*PROBLEM DESCRIPTION*.
Give back the full listing verbatim, apart from its images.

*DATA*.
** Start **
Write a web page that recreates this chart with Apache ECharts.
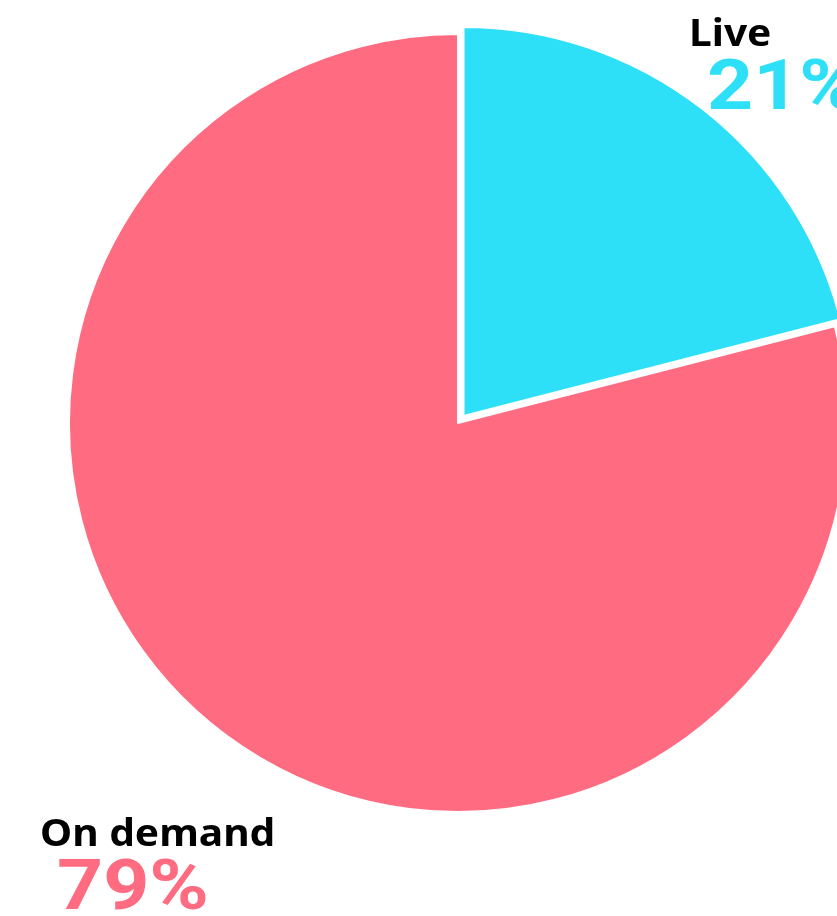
<!DOCTYPE html>
<html>
<head>
<meta charset="utf-8">
<script src="https://cdn.jsdelivr.net/npm/echarts@6/dist/echarts.min.js"></script>
<style>
html,body{margin:0;padding:0;background:#fff;}
#chart{width:837px;height:916px;}
</style>
</head>
<body>
<div id="chart"></div>
<script>
const categories = ['Live', 'On demand'];
const values = [21, 79];
const colors = ['#2DE0F8', '#FF6B81'];

const chart = echarts.init(document.getElementById('chart'));
const data = categories.map((c, i) => ({
  name: c,
  value: values[i],
  selected: i === 0,
  itemStyle: { color: colors[i] }
}));

const labelPos = [
  { name: [689, 50], pct: [707, 114] },
  { name: [40, 850], pct: [57, 914] }
];
const graphics = [];
categories.forEach((c, i) => {
  graphics.push({
    type: 'text', left: labelPos[i].name[0], top: labelPos[i].name[1] - 34,
    scaleX: 1.07,
    style: { text: c, fill: '#000', font: 'bold 38px "Noto Sans"', textVerticalAlign: 'top' }
  });
  graphics.push({
    type: 'text', left: labelPos[i].pct[0], top: labelPos[i].pct[1] - 58,
    scaleX: 1.15,
    style: { text: values[i] + '%', fill: colors[i], font: 'bold 70px Roboto', textVerticalAlign: 'top' }
  });
});

chart.setOption({
  animation: false,
  series: [{
    type: 'pie',
    center: [458, 423],
    radius: [0, 389],
    startAngle: 90,
    clockwise: true,
    selectedMode: 'single',
    selectedOffset: 9,
    label: { show: false },
    labelLine: { show: false },
    emphasis: { disabled: true },
    itemStyle: { borderColor: '#fff', borderWidth: 2 },
    data: data
  }],
  graphic: graphics
});
</script>
</body>
</html>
** End **
*COMPLETE RESPONSE*.
Write a web page that recreates this chart with Apache ECharts.
<!DOCTYPE html>
<html>
<head>
<meta charset="utf-8">
<script src="https://cdn.jsdelivr.net/npm/echarts@6/dist/echarts.min.js"></script>
<style>
html,body{margin:0;padding:0;background:#fff;}
#chart{width:837px;height:916px;}
</style>
</head>
<body>
<div id="chart"></div>
<script>
const categories = ['Live', 'On demand'];
const values = [21, 79];
const colors = ['#2DE0F8', '#FF6B81'];

const chart = echarts.init(document.getElementById('chart'));
const data = categories.map((c, i) => ({
  name: c,
  value: values[i],
  selected: i === 0,
  itemStyle: { color: colors[i] }
}));

const labelPos = [
  { name: [689, 50], pct: [707, 114] },
  { name: [40, 850], pct: [57, 914] }
];
const graphics = [];
categories.forEach((c, i) => {
  graphics.push({
    type: 'text', left: labelPos[i].name[0], top: labelPos[i].name[1] - 34,
    scaleX: 1.07,
    style: { text: c, fill: '#000', font: 'bold 38px "Noto Sans"', textVerticalAlign: 'top' }
  });
  graphics.push({
    type: 'text', left: labelPos[i].pct[0], top: labelPos[i].pct[1] - 58,
    scaleX: 1.15,
    style: { text: values[i] + '%', fill: colors[i], font: 'bold 70px Roboto', textVerticalAlign: 'top' }
  });
});

chart.setOption({
  animation: false,
  series: [{
    type: 'pie',
    center: [458, 423],
    radius: [0, 389],
    startAngle: 90,
    clockwise: true,
    selectedMode: 'single',
    selectedOffset: 9,
    label: { show: false },
    labelLine: { show: false },
    emphasis: { disabled: true },
    itemStyle: { borderColor: '#fff', borderWidth: 2 },
    data: data
  }],
  graphic: graphics
});
</script>
</body>
</html>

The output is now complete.